Low on ammunition, the enemy sought various other ways to kill.

At its fiercest, Filipinos sought safe cover away from the Ermita-Malate area, the eye of the storm. Leopoldo Cu-unjieng who had ingeniously fashioned a “Red Cross flag” from towels on a pole, found himself leading a procession of dozens of Filipinos taking cover behind his flag.

Streets, rivers, and estuaries were littered with bodies by the time fighting ended on the 3rd of March.

Decades later sometime in 1993, Philippine Ambassador to Spain Juan Jose Rocha and two Zobel de Ayala relatives, Roderick McMicking Hall and his sister Connie McHugh, whose parents were killed in that period, got together to plan an annual commemoration of the 1945 atrocities, resulting in the formation of Memorare Manila 1945, led by Ambassador Rocha.

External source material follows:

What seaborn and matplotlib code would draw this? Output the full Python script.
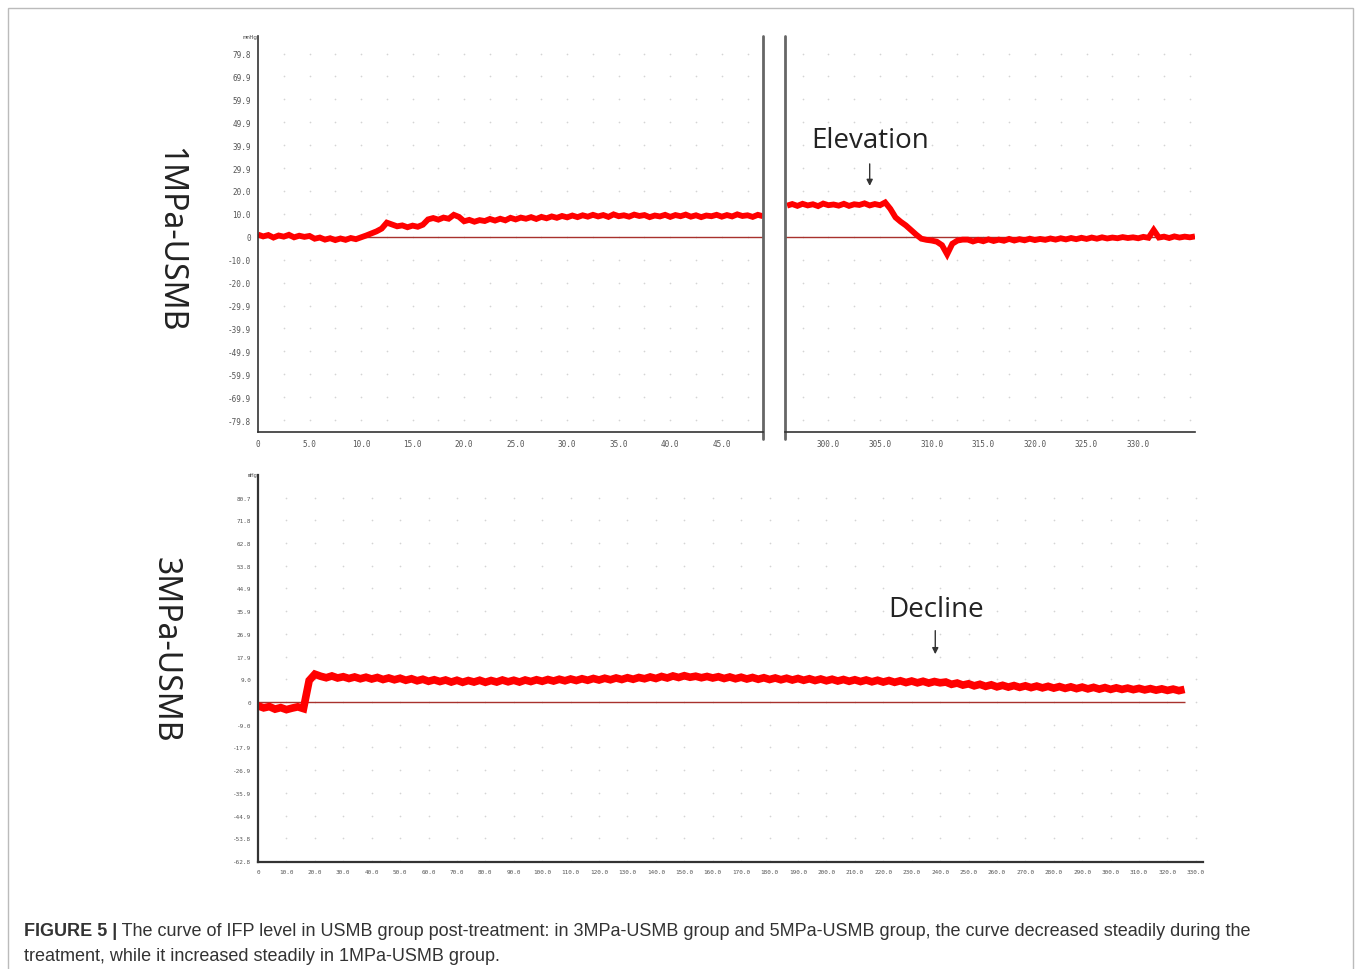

A lovely spot under calachuchi trees on the corner of Heneral Luna and Anda Streets in Intramuros, where the commemoration is held, was donated to Memorare, on which a striking sculpture of that terrible time was fashioned by Peter de Guzman. It is inscribed by National Artist Nick Joaquin.

This year, Memorare Manila 1945’s newly elected president, Marian Aboitiz, inheriting the mantle from her brother, Jose Miguel Cabarus, will lead Memorare, members of the diplomatic corps, other guests, and the Philippine Navy in observing that period. Japanese representatives of Bridge for Peace led by its founder, Naoko Jin, will also be in attendance. She will deliver a brief message. A short speech will also be delivered by Regalado Trota Jose, Chair of the National Historical Commission of the Philippines.

The public is invited to join the brief but stirring ceremony which starts at 8:30 a.m. on Saturday, Feb. 22.